What You Need To Know


“Alright pull up, let me see these grades, let me see what you are doing in class since you say you don’t have homework," said Pressley, with tough love tone.

Allen, 13, pulls up the pages with his grades, but then skips past the one Pressley wants to see.

“Nah, no, no, no go back to them grades, you think you slick," said Pressley. "No, I am talking about last quarter, not the second quarter.”

Pressley mentors Allen through Friends of the Children Tampa Bay.

The pair met when Allen was just 6 years old, back in 2014. Allen was living in foster care at the time.

“I have seen Jimmy go from living with his dad, to actually being adopted by his current caregiver. She adopted him over the Summertime," said Pressley.

Helping kids at the toughest of times is part of what Friends of the Children Tampa Bay does.

“Mentoring is done in lots of ways in lots of places. But we do two things that are very unique. We find at risk children at roughly age five and we align them with our own staff of professional mentors," said Rick McClintock, Executive Director, Friends of the Children Tampa Bay.

Pressley is one of those professional mentors and to make what the does more effective, Friends of the Children has partnered with another non-profit called Frameworks.

Frameworks works with school districts, after school programs, daycares and many other groups to teach Social and Emotional Learning.

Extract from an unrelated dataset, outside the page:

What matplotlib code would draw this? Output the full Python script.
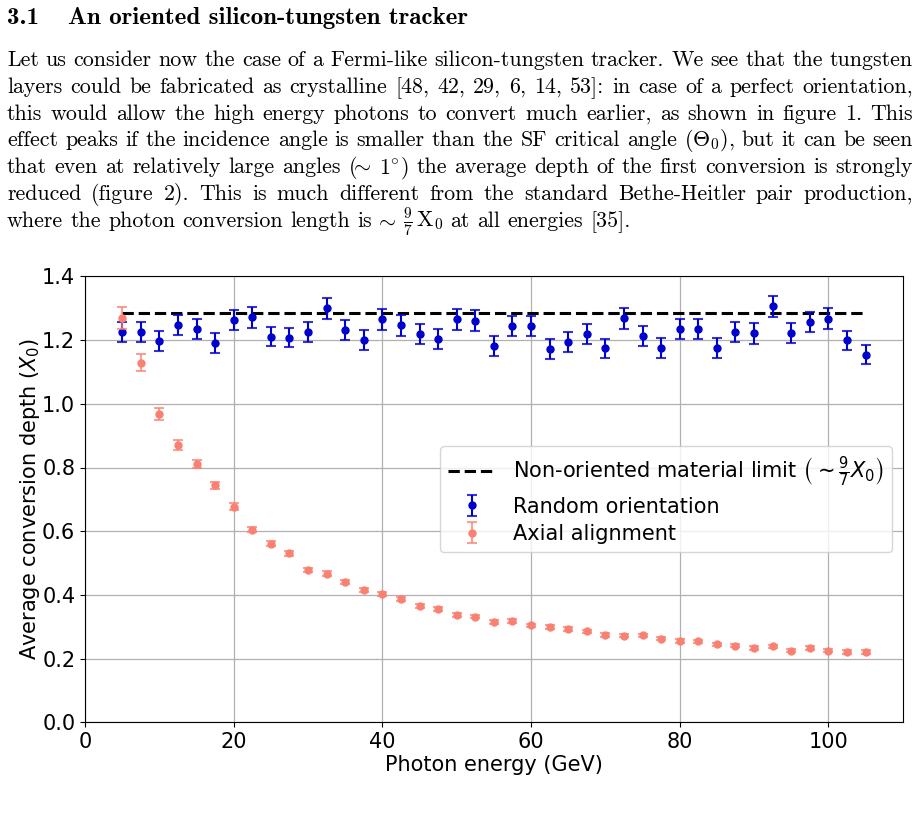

“We have emotional intelligence, and SEL is the pathway to building that up. So we all know about IQ, but really this is EQ," said Jordan Sims, Community Program Specialist, Frameworks. "Those are skills like, being able to express and managing your emotions to cope with them. To be able to communicate effectively, and to make responsible decisions.”

"Frameworks has just been remarkable in taking our Friends, who are very knowledgeable, very trauma informed mentors, but giving them just another set of tools to do very specific things in areas like decision making, and self esteem and self management, problem solving," said McClintock.

After checking the grades, Pressley worked with Allen on financial stability, all while using SEL.

“We want to make sure that we are working with Friends of the Children and other mentor organizations in the community so that they can have these skills incorporated," said Sims. "So kids can have these in their homes, in their schools, but also in the time that they are spending outside of school and outside of the home.”